Callum Turner is outstanding as Shaun Emery, a British soldier who has been convicted of murdering an unarmed Taliban insurgent in Afghanistan — but on the day of his sentencing, his brilliant defense barrister, Hannah Roberts (Laura Haddock), introduces evidence indicating a technical malfunction in the helmet-cam footage and “proving” Shaun’s actions were justified. That night, CCTV cameras catch Shaun and Hannah kissing at bus stop — and then Shaun violently drags Hannah away, and she goes missing.

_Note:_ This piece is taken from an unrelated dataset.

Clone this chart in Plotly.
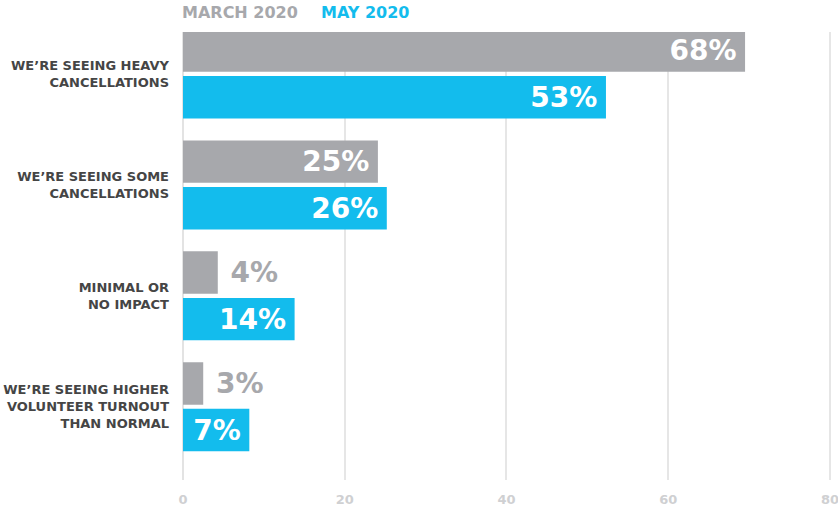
import plotly.graph_objects as go

categories = [
    "WE’RE SEEING HEAVY<br>CANCELLATIONS",
    "WE’RE SEEING SOME<br>CANCELLATIONS",
    "MINIMAL OR<br>NO IMPACT",
    "WE’RE SEEING HIGHER<br>VOLUNTEER TURNOUT<br>THAN NORMAL",
]
series_names = ["MARCH 2020", "MAY 2020"]
# bar lengths as drawn in the picture
march_values = [69.5, 24.1, 4.3, 2.5]
may_values = [52.3, 25.2, 13.8, 8.2]
# printed value labels
march_labels = ["68%", "25%", "4%", "3%"]
may_labels = ["53%", "26%", "14%", "7%"]
x_ticks = [0, 20, 40, 60, 80]

GREY = "#a7a8ac"
BLUE = "#13bced"
FONT = "DejaVu Sans"
NB = "\u00a0"
TS = "\u2009"

fig = go.Figure()
fig.add_trace(go.Bar(
    y=categories, x=march_values, orientation="h", name=series_names[0],
    marker=dict(color=GREY, line=dict(width=0)),
    text=march_labels,
    texttemplate=["%{text}" + TS, "%{text}" + TS, NB + "%{text}", NB + "%{text}"],
    textposition=["inside", "inside", "outside", "outside"],
    insidetextanchor="end",
    insidetextfont=dict(color="white", size=28, family=FONT, weight="bold"),
    outsidetextfont=dict(color=GREY, size=28, family=FONT, weight="bold"),
    cliponaxis=False,
))
fig.add_trace(go.Bar(
    y=categories, x=may_values, orientation="h", name=series_names[1],
    marker=dict(color=BLUE, line=dict(width=0)),
    text=may_labels,
    texttemplate="%{text}" + TS,
    textposition="inside",
    insidetextanchor="end",
    insidetextfont=dict(color="white", size=28, family=FONT, weight="bold"),
    cliponaxis=False,
))

fig.update_layout(
    width=838, height=508,
    margin=dict(l=183, r=6, t=32, b=28),
    paper_bgcolor="white", plot_bgcolor="white",
    barmode="group", bargap=0.16, bargroupgap=0.09,
    showlegend=False,
    uniformtext=dict(minsize=28, mode="show"),
    font=dict(family=FONT),
    xaxis=dict(
        range=[0, 80.25], tickvals=x_ticks, showgrid=True, gridcolor="#e6e6e6",
        gridwidth=1.5, zeroline=True, zerolinecolor="#e3e3e3", zerolinewidth=1.5,
        showline=False, ticks="", ticklabelstandoff=10, automargin=False,
        ticklabeloverflow="allow",
        tickfont=dict(color="#cfd0d2", size=13, family=FONT, weight="bold"),
    ),
    yaxis=dict(
        range=[3.66, -0.378], showgrid=False, zeroline=False, showline=False,
        ticks="", ticklabelstandoff=13, automargin=False,
        tickfont=dict(color="#454545", size=13, family=FONT, weight="bold"),
    ),
    annotations=[
        dict(text=series_names[0], x=0, xref="paper", xanchor="left", xshift=-3,
             y=1, yshift=20, yref="paper", yanchor="middle", showarrow=False,
             font=dict(color=GREY, size=16, family=FONT, weight="bold")),
        dict(text=series_names[1], x=0, xref="paper", xanchor="left", xshift=136,
             y=1, yshift=20, yref="paper", yanchor="middle", showarrow=False,
             font=dict(color=BLUE, size=16, family=FONT, weight="bold")),
    ],
)

fig.write_html("out.html", config={"displayModeBar": False},
               post_script="document.body.style.margin='0';")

At least that’s what the footage shows. As we soon learn, “deepfake technology” allows various organizations with separate agendas to doctor virtually any recorded footage to “correct” events, to charge the innocent with crimes they didn’t commit, to fabricate murders, to bend reality to their sometimes nefarious needs. Shaun is the anti-hero of the story, but it’s Holliday Grainger’s Detective Rachel Carey who becomes the main protagonist, as she works tirelessly to unpeel seemingly endless layers of trickery and deceit and double-crosses and triple-crosses. This is a great-looking, well-paced, timely thriller, with excellent work by Turner, Haddock and Grainger, and scene-grabbing supporting work from Ron Perlman and Famke Janssen. Even the watchers and the watchers watching the watchers in “Capture” are being watched, a nifty trick that keeps us involved throughout.